I feel a huge box to check off when it comes to horse training is finding the right equipment for my horse! Flynn and I finally found the right bit, and I started utilizing a small spur, and it is already making a huge difference in our rides. The right tack and aides can be tough to figure out sometimes, as it mainly involves trial and error to see what the horse likes and responds to. And of course what works may not always be what works. As a horse progresses through training, they may develop different needs, which is what I experienced with Flynn!
The Right Bit
We had a bit of a bit struggle initially, over a year ago, and I ended up settling on a loose ring happy mouth. Flynn was very heavy through the bridle when I first got him, and the happy mouth helped him to learn to relax and be softer. However, over the past few months that I have been working on getting him on the bit and in a frame the happy mouth just hasn’t quite been cutting it. The trainers I have been working with started riding him a Dr. Bristol’s D-ring snaffle with a lozenge, and saw a lot of improvement. I borrowed it for a while, then went back to my happy mouth and tried a plain D-ring for comparison. There was just no question that he preferred the bit I had been borrowing. So, I got a similar one. I could not find the exact Dr. Bristol’s bit online, so I bought a D-ring with a lozenge in a different brand but he still loves it! He is getting softer, looser, and more supple and responsive with each ride!
Now Let’s Talk About Spurs
Growing up, and learning to ride, in the hunter jumper world it seemed that everyone rode with spurs. Once you had control over your leg, you got spurs. We had multiple lengths, and styles, depending on the horse we were riding.
Then Chance came along. I rode him in spurs a few times, and may have seen my life flash before my eyes. He just did not tolerate them. So, I learned how to ride without them. I would occasionally wear a spur if I rode a different horse, but for the most part, I rode without them for six or seven years.
Flynn is the complete opposite of Chance. He likes his new metal bit, a good amount of feel, and takes a lot of leg. He does not mind a spur at all, in fact he actually seems to like them as I don’t have to constantly be legging him along. Mine are short, and rounded, so they are not super “pokey,” which I think is a good idea for a thoroughbred. I could definitely see Flynn not tolerated a pokey, aggressive spur. A little nub is the way to go, in my opinion!

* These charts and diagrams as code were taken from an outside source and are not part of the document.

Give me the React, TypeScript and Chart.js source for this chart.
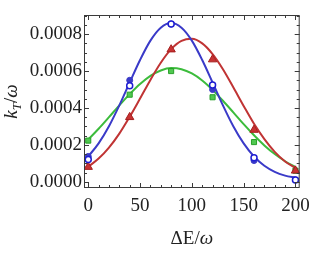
import React, { useEffect, useRef } from "react";
import { Chart, registerables } from "chart.js";

Chart.register(...registerables);

// ---- data ----
const markerX = [0, 40, 80, 120, 160, 200];
const blueFilled = [0.000137, 0.00055, 0.000855, 0.0005, 0.000115, 0.00001];
const blueOpen = [0.00012, 0.00052, 0.000855, 0.000525, 0.00013, 0.00001];
const redTri = [0.00008, 0.00035, 0.000717, 0.000663, 0.000281, 0.00006];
const greenSq = [0.000223, 0.000472, 0.0006, 0.000458, 0.000215, 0.00006];

const curveX = [0, 10, 20, 30, 40, 50, 60, 70, 80, 90, 100, 110, 120, 130, 140, 150, 160, 170, 180, 190, 200];
const blueCurve = [0.000137, 0.000208, 0.000301, 0.000414, 0.000538, 0.00066, 0.000765, 0.000835, 0.00086, 0.000835, 0.000765, 0.00066, 0.000538, 0.000414, 0.000301, 0.000208, 0.000137, 0.0000864, 0.0000534, 0.0000332, 0.0000217];
const redCurve = [0.000081, 0.0001255, 0.000185, 0.000261, 0.000352, 0.000451, 0.000552, 0.000645, 0.000719, 0.000764, 0.000775, 0.00075, 0.000692, 0.00061, 0.000512, 0.000411, 0.000314, 0.000231, 0.000162, 0.00011, 0.000075];
const greenCurve = [0.000229, 0.000287, 0.00035, 0.000414, 0.000475, 0.00053, 0.000574, 0.000603, 0.000616, 0.00061, 0.000587, 0.000549, 0.000498, 0.000439, 0.000376, 0.000312, 0.000252, 0.000197, 0.00015, 0.000111, 0.0000795];

const xTickLabels = [0, 50, 100, 150, 200];
const xMinorTicks = [0, 10, 20, 30, 40, 50, 60, 70, 80, 90, 100, 110, 120, 130, 140, 150, 160, 170, 180, 190, 200];
const yTickLabels = [0, 0.0002, 0.0004, 0.0006, 0.0008];
const yMinorTicks = [0, 0.00005, 0.0001, 0.00015, 0.0002, 0.00025, 0.0003, 0.00035, 0.0004, 0.00045, 0.0005, 0.00055, 0.0006, 0.00065, 0.0007, 0.00075, 0.0008, 0.00085, 0.0009];

const BLUE = "rgb(58,58,200)";
const RED = "rgb(192,52,52)";
const GREEN = "rgb(60,188,60)";
const FRAME = "#3a3a3a";
const FONT = "'Liberation Serif', 'DejaVu Serif', serif";

const pts = (xs: number[], ys: number[]) => xs.map((x, i) => ({ x, y: ys[i] }));

const framePlugin = {
  id: "frameTicks",
  afterDatasetsDraw(chart: any) {
    const { ctx, chartArea: a, scales } = chart;
    const xs = scales.x;
    const ys = scales.y;
    ctx.save();
    ctx.strokeStyle = FRAME;
    ctx.lineWidth = 1;
    ctx.strokeRect(a.left + 0.5, a.top + 0.5, a.right - a.left - 1, a.bottom - a.top - 1);
    ctx.beginPath();
    for (const v of xMinorTicks) {
      const px = Math.round(xs.getPixelForValue(v)) + 0.5;
      const len = xTickLabels.includes(v) ? 5 : 3;
      ctx.moveTo(px, a.bottom);
      ctx.lineTo(px, a.bottom - len);
      ctx.moveTo(px, a.top);
      ctx.lineTo(px, a.top + len);
    }
    for (const v of yMinorTicks) {
      const py = Math.round(ys.getPixelForValue(v)) + 0.5;
      const major = yTickLabels.some((t) => Math.abs(t - v) < 1e-9);
      const len = major ? 5 : 3;
      ctx.moveTo(a.left, py);
      ctx.lineTo(a.left + len, py);
      ctx.moveTo(a.right, py);
      ctx.lineTo(a.right - len, py);
    }
    ctx.stroke();
    ctx.restore();
  },
  afterDraw(chart: any) {
    const { ctx, chartArea: a } = chart;
    ctx.save();
    ctx.fillStyle = "#222";
    ctx.textBaseline = "alphabetic";
    // x title: ΔE/ω
    const reg = `19px ${FONT}`;
    const ita = `italic 19px ${FONT}`;
    const xParts: [string, string, number][] = [
      ["ΔE/", reg, 0],
      ["ω", ita, 0],
    ];
    let total = 0;
    for (const [t, f] of xParts) {
      ctx.font = f;
      total += ctx.measureText(t).width;
    }
    let cx = (a.left + a.right) / 2 - total / 2;
    for (const [t, f] of xParts) {
      ctx.font = f;
      ctx.fillText(t, cx, 244);
      cx += ctx.measureText(t).width;
    }
    // y title: k_T/ω rotated
    const sub = `italic 13px ${FONT}`;
    const yParts: [string, string, number][] = [
      ["k", ita, 0],
      ["T", sub, 4],
      ["/", reg, 0],
      ["ω", ita, 0],
    ];
    total = 0;
    for (const [t, f] of yParts) {
      ctx.font = f;
      total += ctx.measureText(t).width;
    }
    ctx.translate(17, (a.top + a.bottom) / 2);
    ctx.rotate(-Math.PI / 2);
    let lx = -total / 2;
    for (const [t, f, off] of yParts) {
      ctx.font = f;
      ctx.fillText(t, lx, off);
      lx += ctx.measureText(t).width;
    }
    ctx.restore();
  },
};

export default function App() {
  const ref = useRef<HTMLCanvasElement>(null);
  useEffect(() => {
    if (!ref.current) return;
    const chart = new Chart(ref.current, {
      type: "scatter",
      data: {
        datasets: [
          { type: "line", data: pts(curveX, greenCurve), borderColor: GREEN, borderWidth: 2, pointRadius: 0, cubicInterpolationMode: "monotone", order: 12 } as any,
          { type: "line", data: pts(curveX, redCurve), borderColor: RED, borderWidth: 2, pointRadius: 0, cubicInterpolationMode: "monotone", order: 11 } as any,
          { type: "line", data: pts(curveX, blueCurve), borderColor: BLUE, borderWidth: 2, pointRadius: 0, cubicInterpolationMode: "monotone", order: 10 } as any,
          { data: pts(markerX, greenSq), pointStyle: "rect", pointRadius: 3.6, backgroundColor: "rgb(80,200,80)", borderColor: "rgb(40,160,40)", borderWidth: 1, order: 4 },
          { data: pts(markerX, redTri), pointStyle: "triangle", pointRadius: 4.8, backgroundColor: "rgb(200,50,50)", borderColor: "rgb(165,30,30)", borderWidth: 1, order: 3 },
          { data: pts(markerX, blueFilled), pointStyle: "circle", pointRadius: 3, backgroundColor: BLUE, borderColor: BLUE, borderWidth: 1, order: 2 },
          { data: pts(markerX, blueOpen), pointStyle: "circle", pointRadius: 3, backgroundColor: "#fff", borderColor: "rgb(30,30,210)", borderWidth: 1.5, order: 1 },
        ],
      },
      options: {
        animation: false,
        responsive: false,
        events: [],
        layout: { padding: { left: 0, right: 15, top: 15, bottom: 0 } },
        plugins: { legend: { display: false }, tooltip: { enabled: false } },
        scales: {
          x: {
            type: "linear",
            min: -4.1,
            max: 204.1,
            afterBuildTicks: (s: any) => {
              s.ticks = xTickLabels.map((v) => ({ value: v }));
            },
            afterFit: (s: any) => {
              s.height = 65;
            },
            grid: { display: false, drawTicks: false },
            border: { display: false },
            ticks: { padding: 7, color: "#222", font: { family: FONT, size: 19 }, maxRotation: 0 },
          },
          y: {
            type: "linear",
            min: -0.000034,
            max: 0.000904,
            afterBuildTicks: (s: any) => {
              s.ticks = yTickLabels.map((v) => ({ value: v }));
            },
            afterFit: (s: any) => {
              s.width = 84;
            },
            grid: { display: false, drawTicks: false },
            border: { display: false },
            ticks: { padding: 2, color: "#222", font: { family: FONT, size: 19 }, callback: (v: any) => Number(v).toFixed(4) },
          },
        },
      },
      plugins: [framePlugin],
    });
    return () => chart.destroy();
  }, []);
  return (
    <div style={{ position: "fixed", left: 0, top: 0, width: 317, height: 253, background: "#fff" }}>
      <canvas ref={ref} width={317} height={253} />
    </div>
  );
}
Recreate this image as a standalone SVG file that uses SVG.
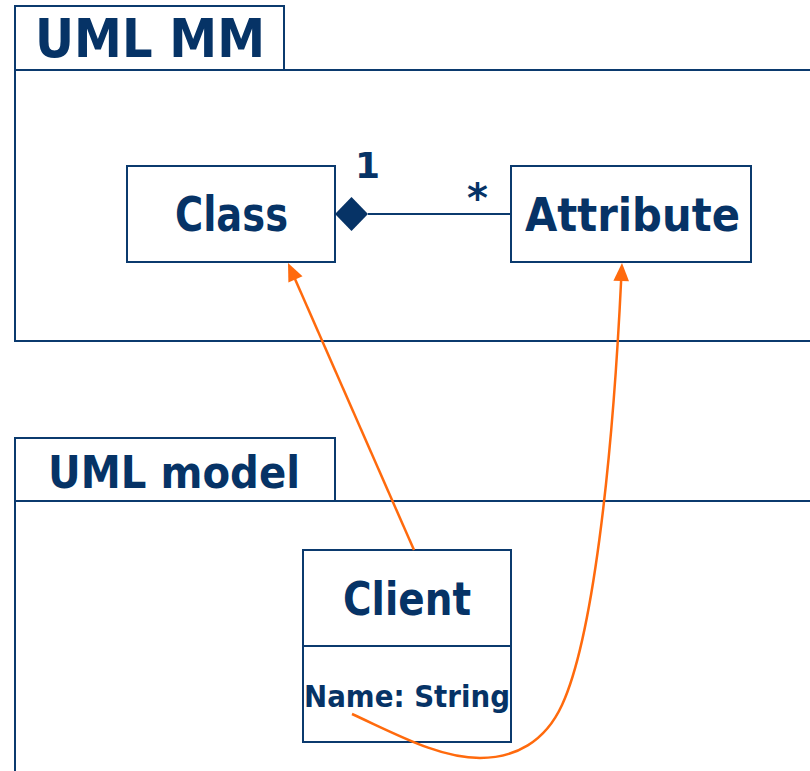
<svg xmlns="http://www.w3.org/2000/svg" width="810" height="771" viewBox="0 0 810 771">
<style>
.ln{fill:none;stroke:#0b3a6e;stroke-width:2}
.box{fill:#fff;stroke:#0b3a6e;stroke-width:2}
.t{font-family:"DejaVu Sans","Liberation Sans",sans-serif;font-weight:bold;fill:#063366}
.or{fill:none;stroke:#ff6a0d;stroke-width:2.5}
.ah{fill:#ff6a0d}
</style>
<g id="pkg-uml-mm">
<rect class="box" x="15" y="6" width="269" height="64"/>
<path class="ln" d="M15,70 H811 M15,70 V341 H811"/>
<text class="t" x="35" y="57" font-size="53" textLength="230" lengthAdjust="spacingAndGlyphs">UML MM</text>
</g>
<g id="pkg-uml-model">
<rect class="box" x="15" y="438" width="320" height="63"/>
<path class="ln" d="M15,501 H811 M15,501 V772"/>
<text class="t" x="48" y="488" font-size="44" textLength="252" lengthAdjust="spacingAndGlyphs">UML model</text>
</g>
<g id="class">
<rect class="box" x="127" y="166" width="208" height="96"/>
<text class="t" x="175" y="231" font-size="48" textLength="113" lengthAdjust="spacingAndGlyphs">Class</text>
</g>
<g id="attribute">
<rect class="box" x="511" y="166" width="240" height="96"/>
<text class="t" x="525" y="231" font-size="46" textLength="215" lengthAdjust="spacingAndGlyphs">Attribute</text>
</g>
<g id="client">
<rect class="box" x="303" y="550" width="208" height="192"/>
<path class="ln" d="M303,646 H511"/>
<text class="t" x="343" y="615" font-size="46" textLength="128" lengthAdjust="spacingAndGlyphs">Client</text>
<text class="t" x="304" y="707" font-size="31" textLength="206" lengthAdjust="spacingAndGlyphs">Name: String</text>
</g>
<g id="connectors">
<path class="ln" d="M368,214 H511"/>
<path d="M335,214 L351.5,197 L368,214 L351.5,231 Z" fill="#063366"/>
<text class="t" x="355" y="178" font-size="36">1</text>
<text class="t" x="467" y="212" font-size="40">*</text>
<path class="or" d="M414,550 L295,279"/>
<polygon class="ah" points="288,263 302.5,276.3 288.4,282.5"/>
<path class="or" d="M352,714 C400,736 440,758 480,758 C515,758 545,742 562,705 C592,640 612,470 621.2,279"/>
<polygon class="ah" points="622,263 629,281.3 613.4,280.7"/>
</g>
</svg>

Do I think spurs, crops, and other aides are necessary for every horse? Absolutely not. Like Chance, for example. But are they cruel? Absolutely not. It is all in how they are used. A happy mouth bit could be too harsh in the wrong hands, while a far heavier bit can be gentle with gentle hands. Using the right equipment for Flynn is helping our rides to be far more productive, without utilizing so much energy. It is so much easier to get him working in a frame, which is the main thing we are working on right now, and once he is there he relaxes and is like, “oh yeah, this feels nice.”